PROVIDED DATA —
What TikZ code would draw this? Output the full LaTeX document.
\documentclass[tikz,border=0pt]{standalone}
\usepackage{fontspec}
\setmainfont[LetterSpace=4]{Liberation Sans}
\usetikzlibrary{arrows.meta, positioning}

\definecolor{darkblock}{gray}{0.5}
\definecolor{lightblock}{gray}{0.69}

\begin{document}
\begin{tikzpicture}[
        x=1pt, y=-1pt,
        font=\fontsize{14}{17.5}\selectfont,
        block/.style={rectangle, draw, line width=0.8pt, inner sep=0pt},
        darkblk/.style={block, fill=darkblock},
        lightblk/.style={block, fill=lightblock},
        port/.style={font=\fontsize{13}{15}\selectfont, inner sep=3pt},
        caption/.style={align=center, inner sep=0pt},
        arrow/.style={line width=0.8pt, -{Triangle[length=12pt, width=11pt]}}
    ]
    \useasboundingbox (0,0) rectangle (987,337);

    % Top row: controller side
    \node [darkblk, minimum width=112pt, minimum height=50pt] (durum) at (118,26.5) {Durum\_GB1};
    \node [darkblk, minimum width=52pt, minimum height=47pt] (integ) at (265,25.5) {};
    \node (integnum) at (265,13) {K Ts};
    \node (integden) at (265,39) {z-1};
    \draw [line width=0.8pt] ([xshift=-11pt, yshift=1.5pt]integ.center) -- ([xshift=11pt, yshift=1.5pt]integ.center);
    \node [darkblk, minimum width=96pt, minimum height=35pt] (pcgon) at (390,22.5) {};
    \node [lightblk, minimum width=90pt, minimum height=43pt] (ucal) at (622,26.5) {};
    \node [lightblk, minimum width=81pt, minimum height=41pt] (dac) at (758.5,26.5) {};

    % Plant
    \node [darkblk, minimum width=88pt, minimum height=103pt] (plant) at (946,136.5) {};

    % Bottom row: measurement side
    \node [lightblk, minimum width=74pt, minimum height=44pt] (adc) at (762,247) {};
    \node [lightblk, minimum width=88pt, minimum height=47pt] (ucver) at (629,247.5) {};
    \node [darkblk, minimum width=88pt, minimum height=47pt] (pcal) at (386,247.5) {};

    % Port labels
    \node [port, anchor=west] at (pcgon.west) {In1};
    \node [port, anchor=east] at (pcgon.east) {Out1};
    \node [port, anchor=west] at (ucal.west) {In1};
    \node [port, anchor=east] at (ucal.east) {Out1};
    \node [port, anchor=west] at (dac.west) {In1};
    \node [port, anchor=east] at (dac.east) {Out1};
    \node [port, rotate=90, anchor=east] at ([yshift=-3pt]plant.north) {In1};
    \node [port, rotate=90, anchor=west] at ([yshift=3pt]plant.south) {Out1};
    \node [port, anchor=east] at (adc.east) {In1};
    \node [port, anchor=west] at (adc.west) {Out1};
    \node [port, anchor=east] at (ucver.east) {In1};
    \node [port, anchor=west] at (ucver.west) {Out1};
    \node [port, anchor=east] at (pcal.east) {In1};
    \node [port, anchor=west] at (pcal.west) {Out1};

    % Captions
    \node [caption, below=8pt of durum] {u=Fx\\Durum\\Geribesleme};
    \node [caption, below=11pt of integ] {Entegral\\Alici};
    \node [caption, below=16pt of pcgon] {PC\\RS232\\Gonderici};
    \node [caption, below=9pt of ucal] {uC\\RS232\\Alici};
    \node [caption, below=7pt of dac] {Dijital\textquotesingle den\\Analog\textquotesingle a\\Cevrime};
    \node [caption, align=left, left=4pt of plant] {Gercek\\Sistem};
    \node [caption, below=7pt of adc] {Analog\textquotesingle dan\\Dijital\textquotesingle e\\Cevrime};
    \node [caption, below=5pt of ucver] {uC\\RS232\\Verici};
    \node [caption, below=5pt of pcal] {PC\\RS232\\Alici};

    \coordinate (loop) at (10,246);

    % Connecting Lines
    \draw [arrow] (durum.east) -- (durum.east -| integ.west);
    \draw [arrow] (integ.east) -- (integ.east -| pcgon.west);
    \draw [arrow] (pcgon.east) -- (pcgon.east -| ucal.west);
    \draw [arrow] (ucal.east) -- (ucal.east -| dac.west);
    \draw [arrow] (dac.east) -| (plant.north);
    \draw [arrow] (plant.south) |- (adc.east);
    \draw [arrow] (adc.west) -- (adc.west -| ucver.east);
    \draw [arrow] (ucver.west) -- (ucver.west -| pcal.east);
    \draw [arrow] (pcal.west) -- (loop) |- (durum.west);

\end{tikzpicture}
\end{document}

TASK STATEMENT —
Please reproduce exactly the lines above, beginning with the first and ending with the line that contains "(0,0) rectangle (987,337);", and include nothing outside that range.

SOLUTION TO THIS PROBLEM —
What TikZ code would draw this? Output the full LaTeX document.
\documentclass[tikz,border=0pt]{standalone}
\usepackage{fontspec}
\setmainfont[LetterSpace=4]{Liberation Sans}
\usetikzlibrary{arrows.meta, positioning}

\definecolor{darkblock}{gray}{0.5}
\definecolor{lightblock}{gray}{0.69}

\begin{document}
\begin{tikzpicture}[
        x=1pt, y=-1pt,
        font=\fontsize{14}{17.5}\selectfont,
        block/.style={rectangle, draw, line width=0.8pt, inner sep=0pt},
        darkblk/.style={block, fill=darkblock},
        lightblk/.style={block, fill=lightblock},
        port/.style={font=\fontsize{13}{15}\selectfont, inner sep=3pt},
        caption/.style={align=center, inner sep=0pt},
        arrow/.style={line width=0.8pt, -{Triangle[length=12pt, width=11pt]}}
    ]
    \useasboundingbox (0,0) rectangle (987,337);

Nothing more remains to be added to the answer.